Nobody should have to do that.
To others who are feeling pressured by someone to share more than you’d like – just share what you’re comfortable with and if someone keeps pressuring you for more difficult details, you don’t have to give in to that pressure. The person probably is going to use those details to continue dismissing your effortful words with effortless words of their own.
It’s not a fair dialogue. Either they’ll listen or they won’t. It’s not our job to make it easier for them to listen – especially not past the point where it can compromise our own safety and privacy and/or that of our own children.

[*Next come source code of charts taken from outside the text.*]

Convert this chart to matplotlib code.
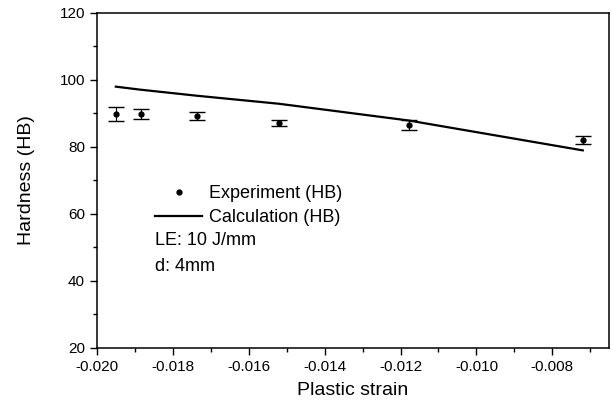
import matplotlib
matplotlib.use("Agg")
import matplotlib.pyplot as plt
from matplotlib.ticker import MultipleLocator
from matplotlib.lines import Line2D

plt.rcParams['font.family'] = ['Liberation Sans', 'DejaVu Sans']

# Experimental data
exp_strain = [-0.0195, -0.01885, -0.01737, -0.0152, -0.01178, -0.0072]
exp_hardness = [89.8, 89.7, 89.2, 87.1, 86.5, 82.0]
exp_err = [2.1, 1.5, 1.1, 0.9, 1.5, 1.2]

# Calculation
calc_strain = [-0.0195, -0.01885, -0.01737, -0.0152, -0.01178, -0.0072]
calc_hardness = [97.9, 97.0, 95.2, 92.8, 87.8, 78.9]

fig = plt.figure(figsize=(6.13, 4.05), dpi=100)
ax = fig.add_axes([0.158, 0.141, 0.836, 0.828])

ax.errorbar(exp_strain, exp_hardness, yerr=exp_err, fmt='o', color='black',
            markersize=3.5, capsize=5.5, capthick=1.0, elinewidth=0.8,
            label='Experiment (HB)')
ax.plot(calc_strain, calc_hardness, '-', color='black', lw=1.6,
        label='Calculation (HB)')

ax.set_xlim(-0.020, -0.0065)
ax.set_ylim(20, 120)
ax.xaxis.set_major_locator(MultipleLocator(0.002))
ax.xaxis.set_minor_locator(MultipleLocator(0.001))
ax.yaxis.set_major_locator(MultipleLocator(20))
ax.yaxis.set_minor_locator(MultipleLocator(10))
ax.xaxis.set_major_formatter(plt.FuncFormatter(lambda v, p: f"{v:.3f}"))

ax.tick_params(which='major', direction='out', length=5, width=1.0,
               labelsize=11, top=False, right=False)
ax.tick_params(which='minor', direction='out', length=3, width=1.0,
               top=False, right=False)
for s in ax.spines.values():
    s.set_linewidth(1.1)

ax.set_xlabel('Plastic strain', fontsize=14, labelpad=6)
ax.set_ylabel('Hardness (HB)', fontsize=14, labelpad=18)

handles = [Line2D([], [], marker='o', ls='none', color='black', markersize=3.5),
           Line2D([], [], ls='-', color='black', lw=1.6)]
leg = ax.legend(handles, ['Experiment (HB)', 'Calculation (HB)'],
                loc='upper left', bbox_to_anchor=(0.107, 0.497),
                frameon=False, fontsize=13, handlelength=2.6,
                handletextpad=0.35, labelspacing=0.39, borderpad=0.2,
                borderaxespad=0)

ax.text(0.113, 0.319, 'LE: 10 J/mm', transform=ax.transAxes,
        fontsize=13, va='center', ha='left')
ax.text(0.113, 0.242, 'd: 4mm', transform=ax.transAxes,
        fontsize=13, va='center', ha='left')

fig.savefig('out.png', dpi=100)
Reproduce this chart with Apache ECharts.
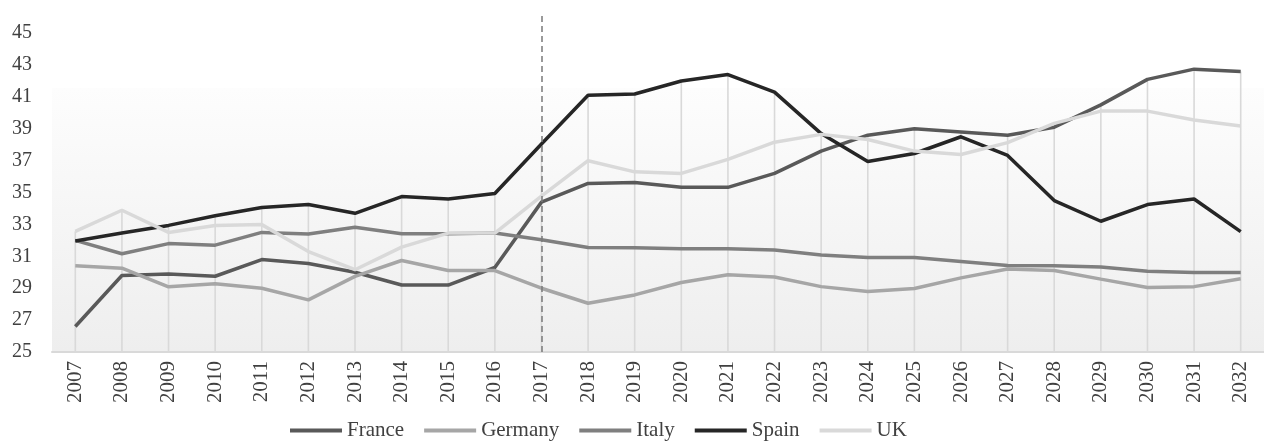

*I have been informed that some folks would rather read my twitter rant here than on twitter so here it is in text:
Since this topic (of functioning labels) has come up yet again, I was about to write this post, but discovered that I already had (yay!) –
“If I’ve left my house, I am going to present as though ‘high functioning.’ You will not see me on my bad days. You will not know about the worst times. You have no way of knowing how much I struggle on even those allegedly ‘high functioning’ days. How much it takes out of me…”
And, for fucks’ sake, how someone presents online doesn’t tell anyone anything about their actual life.
Sure we tend to not violate our own privacy (or that of our children) the way “autism warrior moms” do by giving every embarrassing detail often using real names, but that’s bc we value privacy & consent, not bc we (and our children) don’t struggle.
There are repercussions for Autistic people when we show our struggles. We are punished in various cruel ways when we don’t try and hide what are seen as our “failings” in real life. So, naturally, many of us are wary of not hiding.
This is not to even mention that many of us struggle to find words to describe the difficult experiences in the first place, especially if we’re newly figuring out what being Autistic means – the underlying everything of it all in my life.
So we’re somehow supposed to justify our Autisticness and prop it up with witty “autism mom”-like anecdotes that both violate our privacy AND take an immense amount of energy to access, then turn into coherent words that others can understand? Fuck that!
The goal, after all, is to dismiss the things we say that they don’t want to hear. Either we’re too Autistic or not enough Autistic or or or…. I’ve seen it time and time again. It’s not worth the energy and violation of privacy to just be dismissed yet again in the end.
And I’m certain that some folks are wondering, “Aria, how can you know other people’s intentions? Maybe they truly want to know what your life has been like!” Well, if that’s the case they can read my blog, now can’t they? I’ve been dismissed (and blocked) for suggesting that before too 😂
Also, the people who listen don’t really ever ask me to “prove” my Autisticness. So there’s a very clear pattern going both ways.
The people who are open to what we say interact completely differently than those who demand “proof” that we aren’t all brilliant and fully independent (as if anyone would give an adult autism diagnosis to someone who didn’t struggle significantly – it’s in the criteria, FFS).
Beyond that, many Autistic adults are unable to get official diagnoses and they are just as legitimately Autistic as those of us who were privileged enough to manage the process (financially, emotionally, etc) and/or who present more stereotypically.